Copy all lines holding the word "that" from the entries.

[Begin DATA FOR PROCESSING]

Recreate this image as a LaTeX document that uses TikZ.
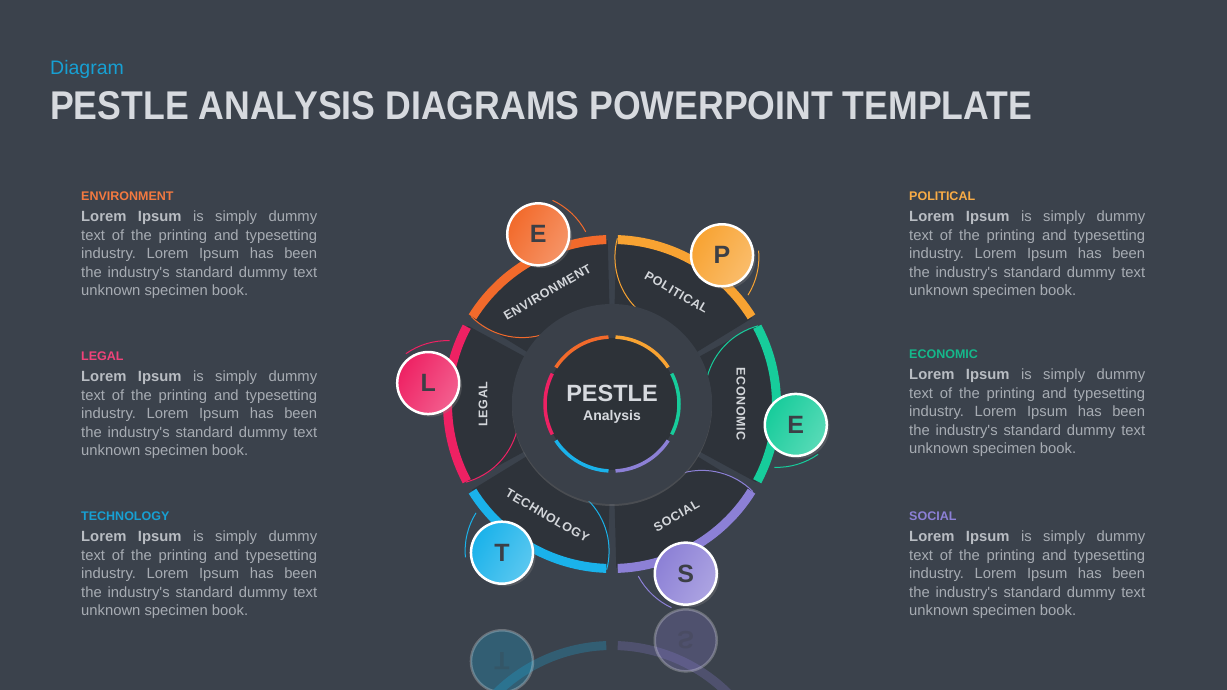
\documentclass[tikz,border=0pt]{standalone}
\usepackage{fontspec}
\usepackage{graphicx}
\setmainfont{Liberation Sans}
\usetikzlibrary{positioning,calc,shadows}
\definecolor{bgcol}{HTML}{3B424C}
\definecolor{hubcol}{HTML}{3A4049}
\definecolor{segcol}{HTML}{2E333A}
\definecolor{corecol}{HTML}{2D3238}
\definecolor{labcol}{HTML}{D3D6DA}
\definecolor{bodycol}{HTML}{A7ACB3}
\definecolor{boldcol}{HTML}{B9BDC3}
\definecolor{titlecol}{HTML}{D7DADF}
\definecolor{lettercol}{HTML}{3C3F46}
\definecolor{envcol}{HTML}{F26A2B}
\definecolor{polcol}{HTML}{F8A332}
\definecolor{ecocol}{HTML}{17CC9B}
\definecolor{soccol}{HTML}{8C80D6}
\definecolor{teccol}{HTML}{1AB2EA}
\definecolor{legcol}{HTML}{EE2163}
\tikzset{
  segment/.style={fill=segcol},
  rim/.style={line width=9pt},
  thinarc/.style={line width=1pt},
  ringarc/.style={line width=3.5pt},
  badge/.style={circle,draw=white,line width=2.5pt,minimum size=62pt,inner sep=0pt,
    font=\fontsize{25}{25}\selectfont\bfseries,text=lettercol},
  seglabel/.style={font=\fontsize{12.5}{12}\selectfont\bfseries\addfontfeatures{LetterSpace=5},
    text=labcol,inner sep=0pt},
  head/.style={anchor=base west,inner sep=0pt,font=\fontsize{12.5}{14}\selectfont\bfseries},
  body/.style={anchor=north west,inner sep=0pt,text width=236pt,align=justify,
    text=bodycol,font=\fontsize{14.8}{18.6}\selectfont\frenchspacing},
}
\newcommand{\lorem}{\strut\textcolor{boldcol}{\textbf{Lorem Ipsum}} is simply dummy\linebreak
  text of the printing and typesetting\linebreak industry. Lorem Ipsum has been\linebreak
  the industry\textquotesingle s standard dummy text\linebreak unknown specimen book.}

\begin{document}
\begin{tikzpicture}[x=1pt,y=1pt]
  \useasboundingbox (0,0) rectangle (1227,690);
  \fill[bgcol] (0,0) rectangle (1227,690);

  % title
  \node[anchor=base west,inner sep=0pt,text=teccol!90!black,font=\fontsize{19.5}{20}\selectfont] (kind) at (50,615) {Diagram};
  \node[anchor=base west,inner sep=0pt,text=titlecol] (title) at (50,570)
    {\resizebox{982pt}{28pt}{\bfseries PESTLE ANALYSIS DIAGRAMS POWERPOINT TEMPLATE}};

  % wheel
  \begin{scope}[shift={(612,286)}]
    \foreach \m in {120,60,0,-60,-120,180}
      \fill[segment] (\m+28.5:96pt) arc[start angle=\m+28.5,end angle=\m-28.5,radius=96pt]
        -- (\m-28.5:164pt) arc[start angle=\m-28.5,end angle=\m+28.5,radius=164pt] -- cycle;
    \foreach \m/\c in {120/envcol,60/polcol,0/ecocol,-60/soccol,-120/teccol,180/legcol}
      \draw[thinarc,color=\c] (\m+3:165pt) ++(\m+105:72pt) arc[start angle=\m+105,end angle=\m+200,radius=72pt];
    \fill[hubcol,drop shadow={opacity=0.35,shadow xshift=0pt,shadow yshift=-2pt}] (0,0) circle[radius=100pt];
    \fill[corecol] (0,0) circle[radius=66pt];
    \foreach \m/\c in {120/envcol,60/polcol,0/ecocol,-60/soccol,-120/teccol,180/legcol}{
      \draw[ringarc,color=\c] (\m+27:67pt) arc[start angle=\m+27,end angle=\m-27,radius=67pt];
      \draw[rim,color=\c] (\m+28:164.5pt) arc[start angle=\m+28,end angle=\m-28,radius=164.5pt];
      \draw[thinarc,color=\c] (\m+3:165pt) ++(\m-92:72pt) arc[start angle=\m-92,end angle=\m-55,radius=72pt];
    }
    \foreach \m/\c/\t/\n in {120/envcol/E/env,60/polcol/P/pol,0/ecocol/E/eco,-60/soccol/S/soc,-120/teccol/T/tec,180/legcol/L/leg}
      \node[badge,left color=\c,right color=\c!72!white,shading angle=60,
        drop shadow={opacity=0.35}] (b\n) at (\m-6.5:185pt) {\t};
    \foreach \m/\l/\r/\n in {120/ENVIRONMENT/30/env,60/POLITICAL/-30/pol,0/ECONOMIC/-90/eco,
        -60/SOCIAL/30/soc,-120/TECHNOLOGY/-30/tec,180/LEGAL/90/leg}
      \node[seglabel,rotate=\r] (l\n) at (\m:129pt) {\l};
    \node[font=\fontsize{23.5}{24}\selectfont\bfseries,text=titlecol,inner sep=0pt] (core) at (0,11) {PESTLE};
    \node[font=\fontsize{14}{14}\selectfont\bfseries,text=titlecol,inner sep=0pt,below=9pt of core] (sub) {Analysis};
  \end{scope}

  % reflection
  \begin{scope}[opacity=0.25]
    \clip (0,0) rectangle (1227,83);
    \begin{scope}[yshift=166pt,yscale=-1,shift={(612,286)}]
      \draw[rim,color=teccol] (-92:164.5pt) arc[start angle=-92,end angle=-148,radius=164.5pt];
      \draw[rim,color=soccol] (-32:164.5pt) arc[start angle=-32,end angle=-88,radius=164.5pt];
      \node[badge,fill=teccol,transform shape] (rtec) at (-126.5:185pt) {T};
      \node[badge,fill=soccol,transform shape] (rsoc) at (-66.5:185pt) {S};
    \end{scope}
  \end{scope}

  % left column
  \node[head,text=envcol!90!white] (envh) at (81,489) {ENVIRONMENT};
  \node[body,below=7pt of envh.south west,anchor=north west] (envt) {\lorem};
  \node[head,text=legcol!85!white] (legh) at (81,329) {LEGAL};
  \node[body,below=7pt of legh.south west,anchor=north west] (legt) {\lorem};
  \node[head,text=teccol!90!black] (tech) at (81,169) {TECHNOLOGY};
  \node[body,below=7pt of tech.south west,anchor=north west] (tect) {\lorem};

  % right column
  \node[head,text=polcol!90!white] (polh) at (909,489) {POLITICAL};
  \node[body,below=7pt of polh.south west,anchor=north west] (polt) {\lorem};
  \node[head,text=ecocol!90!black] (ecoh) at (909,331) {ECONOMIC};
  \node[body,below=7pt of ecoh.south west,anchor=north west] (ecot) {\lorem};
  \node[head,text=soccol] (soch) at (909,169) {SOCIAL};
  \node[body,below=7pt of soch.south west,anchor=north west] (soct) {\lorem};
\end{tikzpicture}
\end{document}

[End DATA FOR PROCESSING]
[Begin DATA FOR PROCESSING]

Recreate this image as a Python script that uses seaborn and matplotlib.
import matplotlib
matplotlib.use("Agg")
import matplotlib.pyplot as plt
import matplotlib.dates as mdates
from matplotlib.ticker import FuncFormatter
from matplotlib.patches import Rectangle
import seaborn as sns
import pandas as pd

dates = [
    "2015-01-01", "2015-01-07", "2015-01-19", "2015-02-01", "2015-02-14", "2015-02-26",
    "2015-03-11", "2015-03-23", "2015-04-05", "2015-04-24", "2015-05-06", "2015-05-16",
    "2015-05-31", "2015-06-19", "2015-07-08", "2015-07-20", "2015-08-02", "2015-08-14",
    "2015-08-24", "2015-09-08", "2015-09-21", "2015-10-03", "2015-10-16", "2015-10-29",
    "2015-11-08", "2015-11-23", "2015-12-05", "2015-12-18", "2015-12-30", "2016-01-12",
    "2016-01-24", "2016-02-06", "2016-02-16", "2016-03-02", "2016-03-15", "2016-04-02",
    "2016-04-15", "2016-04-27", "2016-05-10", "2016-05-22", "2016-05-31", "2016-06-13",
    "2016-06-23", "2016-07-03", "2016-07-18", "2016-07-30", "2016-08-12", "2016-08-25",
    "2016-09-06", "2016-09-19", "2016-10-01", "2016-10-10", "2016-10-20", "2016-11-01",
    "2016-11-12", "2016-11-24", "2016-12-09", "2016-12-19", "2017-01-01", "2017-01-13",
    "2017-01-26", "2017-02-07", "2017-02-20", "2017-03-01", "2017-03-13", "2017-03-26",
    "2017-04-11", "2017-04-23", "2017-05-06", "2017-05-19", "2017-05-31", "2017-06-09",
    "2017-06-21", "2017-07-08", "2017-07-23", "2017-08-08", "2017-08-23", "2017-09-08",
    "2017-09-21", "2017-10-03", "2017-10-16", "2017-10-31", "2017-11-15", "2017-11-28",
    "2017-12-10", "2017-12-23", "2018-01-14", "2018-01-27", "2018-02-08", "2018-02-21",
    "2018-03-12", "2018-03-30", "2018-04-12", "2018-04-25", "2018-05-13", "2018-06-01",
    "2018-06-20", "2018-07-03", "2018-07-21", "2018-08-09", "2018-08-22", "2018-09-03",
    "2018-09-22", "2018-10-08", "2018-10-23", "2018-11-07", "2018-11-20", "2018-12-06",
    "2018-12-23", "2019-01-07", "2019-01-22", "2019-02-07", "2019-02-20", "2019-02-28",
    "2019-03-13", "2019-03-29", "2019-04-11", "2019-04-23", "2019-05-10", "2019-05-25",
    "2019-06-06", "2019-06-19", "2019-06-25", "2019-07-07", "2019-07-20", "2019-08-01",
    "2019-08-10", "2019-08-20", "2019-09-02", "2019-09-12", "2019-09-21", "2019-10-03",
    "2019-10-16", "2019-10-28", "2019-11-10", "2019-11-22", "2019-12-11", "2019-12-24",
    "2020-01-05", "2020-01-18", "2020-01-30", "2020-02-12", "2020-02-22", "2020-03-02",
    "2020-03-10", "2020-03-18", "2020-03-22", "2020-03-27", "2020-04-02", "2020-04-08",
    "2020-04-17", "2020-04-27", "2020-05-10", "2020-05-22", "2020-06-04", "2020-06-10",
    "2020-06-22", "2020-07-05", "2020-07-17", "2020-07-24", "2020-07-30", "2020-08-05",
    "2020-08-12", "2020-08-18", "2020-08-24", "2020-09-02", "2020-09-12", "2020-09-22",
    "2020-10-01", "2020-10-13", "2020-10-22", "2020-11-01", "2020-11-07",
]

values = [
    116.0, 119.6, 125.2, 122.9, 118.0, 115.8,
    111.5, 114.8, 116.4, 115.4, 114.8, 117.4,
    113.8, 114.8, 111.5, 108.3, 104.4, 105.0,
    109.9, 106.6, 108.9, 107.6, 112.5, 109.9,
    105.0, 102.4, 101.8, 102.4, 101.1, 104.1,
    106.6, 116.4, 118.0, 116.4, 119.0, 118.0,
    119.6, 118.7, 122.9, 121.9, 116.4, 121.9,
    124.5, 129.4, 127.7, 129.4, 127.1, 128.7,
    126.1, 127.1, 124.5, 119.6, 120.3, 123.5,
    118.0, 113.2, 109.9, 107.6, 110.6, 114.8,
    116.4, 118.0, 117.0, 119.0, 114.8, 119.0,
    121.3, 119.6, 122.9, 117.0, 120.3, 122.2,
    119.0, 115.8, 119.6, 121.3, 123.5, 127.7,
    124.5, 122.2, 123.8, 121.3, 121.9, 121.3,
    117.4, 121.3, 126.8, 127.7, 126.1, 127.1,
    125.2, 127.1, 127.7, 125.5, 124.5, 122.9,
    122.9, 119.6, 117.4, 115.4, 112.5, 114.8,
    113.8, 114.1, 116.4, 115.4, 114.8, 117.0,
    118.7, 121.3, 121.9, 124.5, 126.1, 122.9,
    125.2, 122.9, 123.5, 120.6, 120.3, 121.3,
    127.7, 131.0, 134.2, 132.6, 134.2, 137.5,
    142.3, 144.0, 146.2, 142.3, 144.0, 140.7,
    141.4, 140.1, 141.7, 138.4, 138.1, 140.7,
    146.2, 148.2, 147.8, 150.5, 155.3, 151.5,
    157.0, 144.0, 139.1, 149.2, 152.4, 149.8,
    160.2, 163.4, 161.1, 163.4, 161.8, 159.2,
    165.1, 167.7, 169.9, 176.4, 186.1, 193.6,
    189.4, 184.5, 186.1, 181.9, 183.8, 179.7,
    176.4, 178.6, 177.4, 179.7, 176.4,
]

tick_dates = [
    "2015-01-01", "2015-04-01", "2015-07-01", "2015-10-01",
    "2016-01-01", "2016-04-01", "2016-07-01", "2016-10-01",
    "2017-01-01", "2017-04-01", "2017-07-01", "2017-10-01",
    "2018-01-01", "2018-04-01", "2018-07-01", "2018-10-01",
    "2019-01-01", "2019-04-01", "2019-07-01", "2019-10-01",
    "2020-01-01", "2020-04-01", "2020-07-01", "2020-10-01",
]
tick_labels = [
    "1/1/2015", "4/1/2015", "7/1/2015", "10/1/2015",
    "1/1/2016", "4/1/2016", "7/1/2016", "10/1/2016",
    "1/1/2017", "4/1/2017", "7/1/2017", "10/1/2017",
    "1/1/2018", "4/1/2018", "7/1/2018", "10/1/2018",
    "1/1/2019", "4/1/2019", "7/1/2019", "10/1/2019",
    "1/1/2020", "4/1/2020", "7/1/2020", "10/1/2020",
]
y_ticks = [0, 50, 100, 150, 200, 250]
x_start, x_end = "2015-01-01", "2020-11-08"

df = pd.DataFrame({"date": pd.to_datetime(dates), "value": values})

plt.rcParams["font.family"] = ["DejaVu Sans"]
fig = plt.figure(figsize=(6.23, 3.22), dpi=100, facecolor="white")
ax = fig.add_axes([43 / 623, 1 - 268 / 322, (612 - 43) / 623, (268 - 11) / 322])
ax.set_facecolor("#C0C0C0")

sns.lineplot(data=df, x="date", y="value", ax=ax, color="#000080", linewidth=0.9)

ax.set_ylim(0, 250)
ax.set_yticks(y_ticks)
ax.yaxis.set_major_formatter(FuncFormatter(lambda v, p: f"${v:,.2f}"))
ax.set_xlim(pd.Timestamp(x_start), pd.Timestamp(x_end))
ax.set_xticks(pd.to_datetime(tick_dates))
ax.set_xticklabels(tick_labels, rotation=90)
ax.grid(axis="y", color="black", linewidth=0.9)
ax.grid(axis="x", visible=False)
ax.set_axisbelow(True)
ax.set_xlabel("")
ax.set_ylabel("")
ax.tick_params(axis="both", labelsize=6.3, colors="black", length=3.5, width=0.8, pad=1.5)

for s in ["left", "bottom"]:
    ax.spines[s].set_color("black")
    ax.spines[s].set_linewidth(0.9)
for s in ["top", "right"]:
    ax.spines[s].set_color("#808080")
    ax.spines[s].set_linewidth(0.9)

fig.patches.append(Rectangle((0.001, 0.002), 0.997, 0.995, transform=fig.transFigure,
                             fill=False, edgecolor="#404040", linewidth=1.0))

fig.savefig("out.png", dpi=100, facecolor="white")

[End DATA FOR PROCESSING]

--- WRITTEN REPLY ---
Recreate this image as a LaTeX document that uses TikZ.
Recreate this image as a Python script that uses seaborn and matplotlib.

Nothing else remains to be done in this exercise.